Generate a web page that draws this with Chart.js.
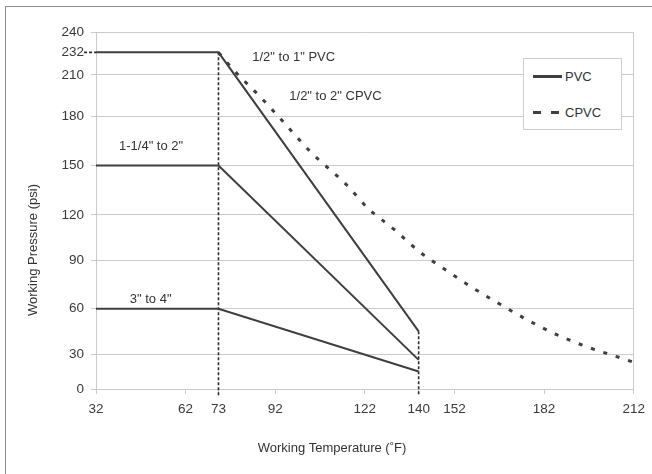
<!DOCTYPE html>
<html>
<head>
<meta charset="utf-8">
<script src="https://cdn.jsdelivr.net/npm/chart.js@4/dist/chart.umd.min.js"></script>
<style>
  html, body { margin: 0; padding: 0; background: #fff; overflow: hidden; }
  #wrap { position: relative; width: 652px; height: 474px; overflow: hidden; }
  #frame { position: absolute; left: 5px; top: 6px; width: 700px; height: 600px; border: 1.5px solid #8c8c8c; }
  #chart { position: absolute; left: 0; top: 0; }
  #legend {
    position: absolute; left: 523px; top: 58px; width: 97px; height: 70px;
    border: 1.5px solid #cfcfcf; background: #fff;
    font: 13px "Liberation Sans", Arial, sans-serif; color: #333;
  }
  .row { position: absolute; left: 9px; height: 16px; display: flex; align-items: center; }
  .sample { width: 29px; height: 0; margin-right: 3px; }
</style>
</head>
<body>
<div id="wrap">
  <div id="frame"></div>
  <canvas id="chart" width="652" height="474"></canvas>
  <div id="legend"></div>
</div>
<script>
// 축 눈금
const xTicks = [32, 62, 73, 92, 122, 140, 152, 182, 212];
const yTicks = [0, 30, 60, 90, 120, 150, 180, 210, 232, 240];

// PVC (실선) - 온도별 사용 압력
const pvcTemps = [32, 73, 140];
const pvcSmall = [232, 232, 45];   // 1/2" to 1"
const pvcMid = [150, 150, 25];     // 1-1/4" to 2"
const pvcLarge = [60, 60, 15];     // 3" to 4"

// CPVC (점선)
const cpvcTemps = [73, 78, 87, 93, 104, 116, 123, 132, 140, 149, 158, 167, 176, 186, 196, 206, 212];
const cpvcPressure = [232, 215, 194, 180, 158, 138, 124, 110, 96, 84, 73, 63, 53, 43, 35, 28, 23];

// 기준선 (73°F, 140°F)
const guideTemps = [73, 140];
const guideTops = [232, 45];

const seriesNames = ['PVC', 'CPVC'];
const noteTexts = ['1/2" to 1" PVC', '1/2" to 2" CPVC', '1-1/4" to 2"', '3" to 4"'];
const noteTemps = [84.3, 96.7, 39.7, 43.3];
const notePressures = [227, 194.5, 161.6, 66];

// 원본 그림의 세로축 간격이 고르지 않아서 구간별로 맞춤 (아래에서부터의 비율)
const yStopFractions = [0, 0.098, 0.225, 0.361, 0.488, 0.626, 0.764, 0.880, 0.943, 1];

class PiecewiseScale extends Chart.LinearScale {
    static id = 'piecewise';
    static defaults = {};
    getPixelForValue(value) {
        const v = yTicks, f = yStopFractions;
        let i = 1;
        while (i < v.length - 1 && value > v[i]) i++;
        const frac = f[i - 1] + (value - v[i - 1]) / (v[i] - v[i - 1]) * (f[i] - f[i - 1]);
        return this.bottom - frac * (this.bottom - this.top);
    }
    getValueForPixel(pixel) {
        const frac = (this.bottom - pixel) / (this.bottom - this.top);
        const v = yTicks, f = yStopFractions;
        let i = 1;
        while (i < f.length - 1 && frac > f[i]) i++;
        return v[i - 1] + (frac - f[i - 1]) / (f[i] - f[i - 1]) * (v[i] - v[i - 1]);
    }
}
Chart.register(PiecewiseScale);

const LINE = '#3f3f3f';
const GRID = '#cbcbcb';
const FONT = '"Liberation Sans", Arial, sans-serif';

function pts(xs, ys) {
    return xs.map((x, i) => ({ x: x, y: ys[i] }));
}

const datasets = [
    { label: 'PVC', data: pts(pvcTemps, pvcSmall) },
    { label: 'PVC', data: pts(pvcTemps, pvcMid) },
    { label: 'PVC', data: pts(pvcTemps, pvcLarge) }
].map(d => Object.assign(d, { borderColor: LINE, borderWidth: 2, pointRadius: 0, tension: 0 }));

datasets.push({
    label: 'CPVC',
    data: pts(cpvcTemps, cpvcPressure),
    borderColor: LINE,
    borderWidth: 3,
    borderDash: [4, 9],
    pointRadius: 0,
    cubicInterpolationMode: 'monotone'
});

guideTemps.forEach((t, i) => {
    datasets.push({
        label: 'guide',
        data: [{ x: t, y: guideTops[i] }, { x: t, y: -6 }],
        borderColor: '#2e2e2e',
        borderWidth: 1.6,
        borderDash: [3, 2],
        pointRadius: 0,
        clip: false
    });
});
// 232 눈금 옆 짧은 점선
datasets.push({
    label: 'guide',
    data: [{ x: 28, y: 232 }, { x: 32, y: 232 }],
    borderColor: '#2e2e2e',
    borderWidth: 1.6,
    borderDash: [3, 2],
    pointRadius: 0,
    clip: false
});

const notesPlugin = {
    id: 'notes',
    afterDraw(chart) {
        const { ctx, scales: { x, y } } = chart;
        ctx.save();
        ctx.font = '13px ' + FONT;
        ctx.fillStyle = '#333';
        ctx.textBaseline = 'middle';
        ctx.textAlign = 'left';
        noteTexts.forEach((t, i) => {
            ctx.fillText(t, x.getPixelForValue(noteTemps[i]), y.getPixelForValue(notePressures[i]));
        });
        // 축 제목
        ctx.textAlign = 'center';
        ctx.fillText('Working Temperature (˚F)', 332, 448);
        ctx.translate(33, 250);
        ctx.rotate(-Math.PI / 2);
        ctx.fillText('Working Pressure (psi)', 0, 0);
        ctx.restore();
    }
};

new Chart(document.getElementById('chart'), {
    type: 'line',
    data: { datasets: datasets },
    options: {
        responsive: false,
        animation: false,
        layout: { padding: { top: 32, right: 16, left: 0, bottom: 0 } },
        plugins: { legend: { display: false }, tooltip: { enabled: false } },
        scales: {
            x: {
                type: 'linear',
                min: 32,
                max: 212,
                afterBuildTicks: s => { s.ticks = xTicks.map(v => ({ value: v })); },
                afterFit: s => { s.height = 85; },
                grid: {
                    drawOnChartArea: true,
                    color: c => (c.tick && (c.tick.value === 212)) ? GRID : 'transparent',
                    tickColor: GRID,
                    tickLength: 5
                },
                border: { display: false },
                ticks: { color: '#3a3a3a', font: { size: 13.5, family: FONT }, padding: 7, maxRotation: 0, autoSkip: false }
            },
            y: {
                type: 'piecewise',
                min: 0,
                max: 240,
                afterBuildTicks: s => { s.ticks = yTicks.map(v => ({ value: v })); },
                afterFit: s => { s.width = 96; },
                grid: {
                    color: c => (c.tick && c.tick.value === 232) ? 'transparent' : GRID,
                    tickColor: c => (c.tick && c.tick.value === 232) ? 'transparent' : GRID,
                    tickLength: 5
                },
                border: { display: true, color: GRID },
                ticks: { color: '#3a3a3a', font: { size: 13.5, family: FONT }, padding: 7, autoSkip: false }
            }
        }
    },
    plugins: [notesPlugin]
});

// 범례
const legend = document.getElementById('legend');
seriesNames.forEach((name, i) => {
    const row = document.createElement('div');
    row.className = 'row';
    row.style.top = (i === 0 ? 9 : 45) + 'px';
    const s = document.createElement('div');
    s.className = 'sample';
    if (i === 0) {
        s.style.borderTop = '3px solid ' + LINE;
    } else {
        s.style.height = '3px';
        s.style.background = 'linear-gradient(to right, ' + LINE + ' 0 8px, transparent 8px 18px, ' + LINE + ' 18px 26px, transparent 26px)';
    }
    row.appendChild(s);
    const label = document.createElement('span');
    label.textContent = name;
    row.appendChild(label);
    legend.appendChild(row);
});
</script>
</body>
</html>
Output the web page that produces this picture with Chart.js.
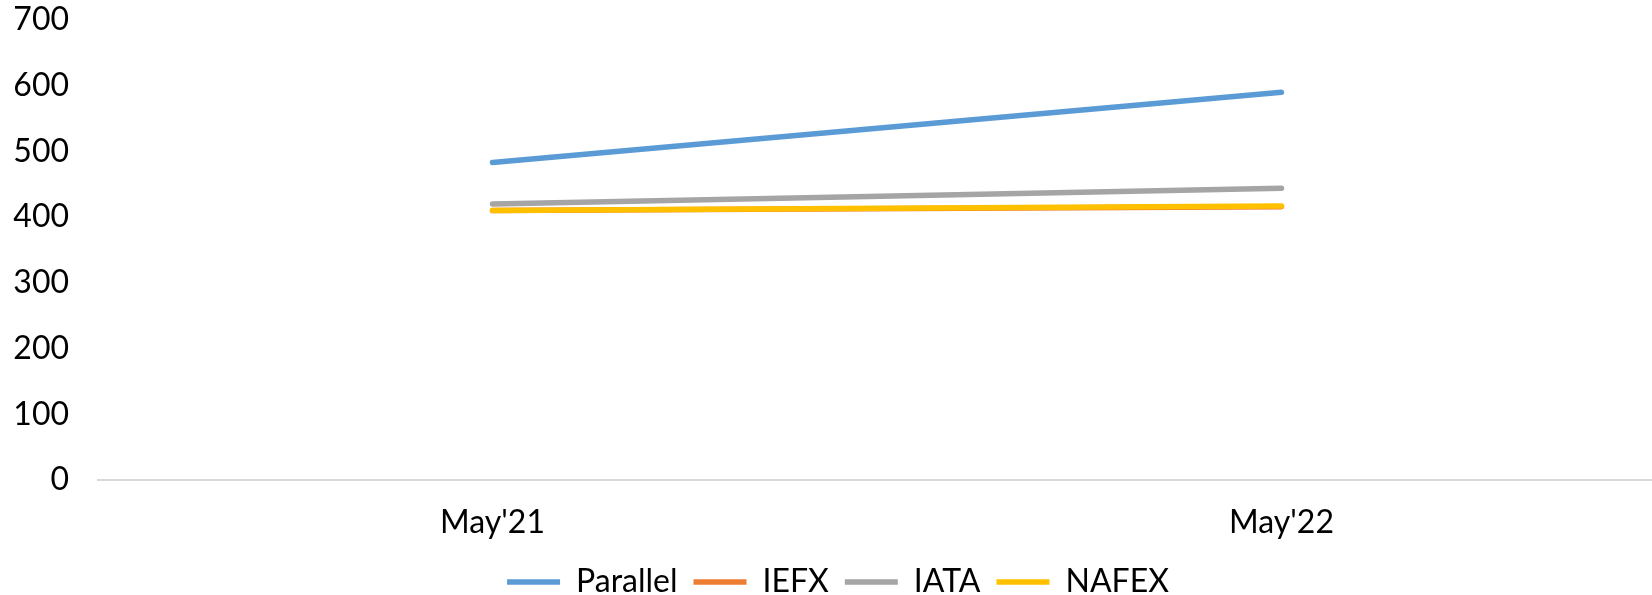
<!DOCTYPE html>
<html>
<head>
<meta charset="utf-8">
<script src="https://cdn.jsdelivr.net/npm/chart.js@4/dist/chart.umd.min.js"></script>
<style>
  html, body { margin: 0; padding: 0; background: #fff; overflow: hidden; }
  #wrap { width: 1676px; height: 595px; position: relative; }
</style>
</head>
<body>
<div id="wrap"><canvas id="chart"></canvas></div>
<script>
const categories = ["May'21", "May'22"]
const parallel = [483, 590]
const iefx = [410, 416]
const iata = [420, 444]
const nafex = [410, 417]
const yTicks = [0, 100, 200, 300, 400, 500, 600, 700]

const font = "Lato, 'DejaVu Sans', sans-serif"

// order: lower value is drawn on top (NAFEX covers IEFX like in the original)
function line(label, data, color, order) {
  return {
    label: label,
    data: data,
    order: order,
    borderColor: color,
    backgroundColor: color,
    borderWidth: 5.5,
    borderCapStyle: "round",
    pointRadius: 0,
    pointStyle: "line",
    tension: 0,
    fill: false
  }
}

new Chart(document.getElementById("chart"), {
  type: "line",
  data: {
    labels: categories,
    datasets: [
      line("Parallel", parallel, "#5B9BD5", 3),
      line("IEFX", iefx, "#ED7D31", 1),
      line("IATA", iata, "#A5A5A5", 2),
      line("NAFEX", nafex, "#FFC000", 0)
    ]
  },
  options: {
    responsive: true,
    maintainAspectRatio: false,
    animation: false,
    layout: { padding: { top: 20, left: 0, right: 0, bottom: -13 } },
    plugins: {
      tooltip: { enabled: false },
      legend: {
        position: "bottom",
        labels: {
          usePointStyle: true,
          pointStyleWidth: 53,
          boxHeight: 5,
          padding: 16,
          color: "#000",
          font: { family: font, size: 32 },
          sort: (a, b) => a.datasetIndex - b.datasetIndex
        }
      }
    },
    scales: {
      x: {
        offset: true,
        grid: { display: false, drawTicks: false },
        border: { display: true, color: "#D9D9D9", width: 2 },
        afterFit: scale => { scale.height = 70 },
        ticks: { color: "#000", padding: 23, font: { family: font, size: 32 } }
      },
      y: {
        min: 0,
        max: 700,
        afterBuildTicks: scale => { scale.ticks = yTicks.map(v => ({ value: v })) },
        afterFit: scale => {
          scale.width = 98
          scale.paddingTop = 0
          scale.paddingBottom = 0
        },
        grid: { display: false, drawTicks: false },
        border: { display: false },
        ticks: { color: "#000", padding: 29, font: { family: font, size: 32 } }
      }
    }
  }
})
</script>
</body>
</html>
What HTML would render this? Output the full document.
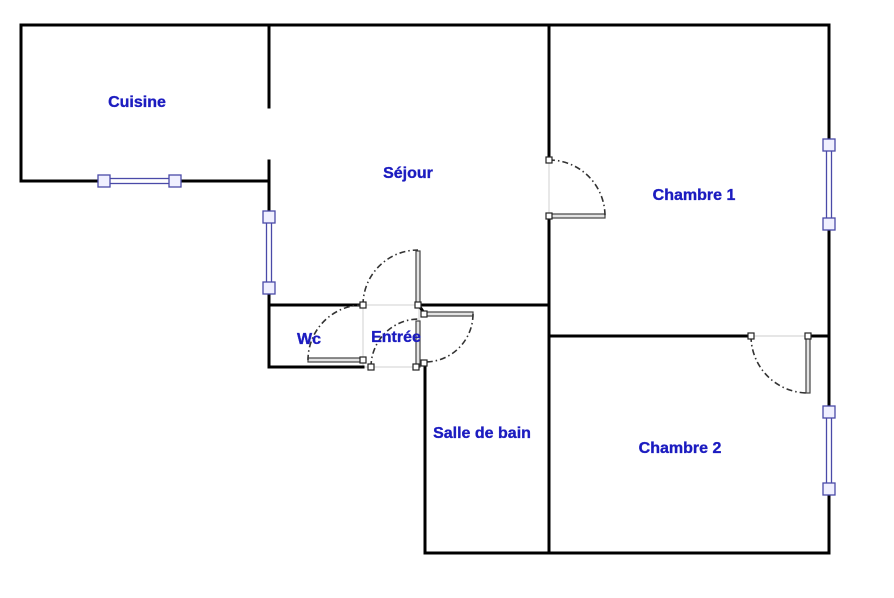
---*---
Lines that hold "document" are the ones to copy; find all of them.

new Chart(document.getElementById('chart'), {
const legend = document.getElementById('legend');
    const row = document.createElement('div');
    const s = document.createElement('div');
    const label = document.createElement('span');
new Chart(document.getElementById("chart"), {
What HTML would render this? Output the full document.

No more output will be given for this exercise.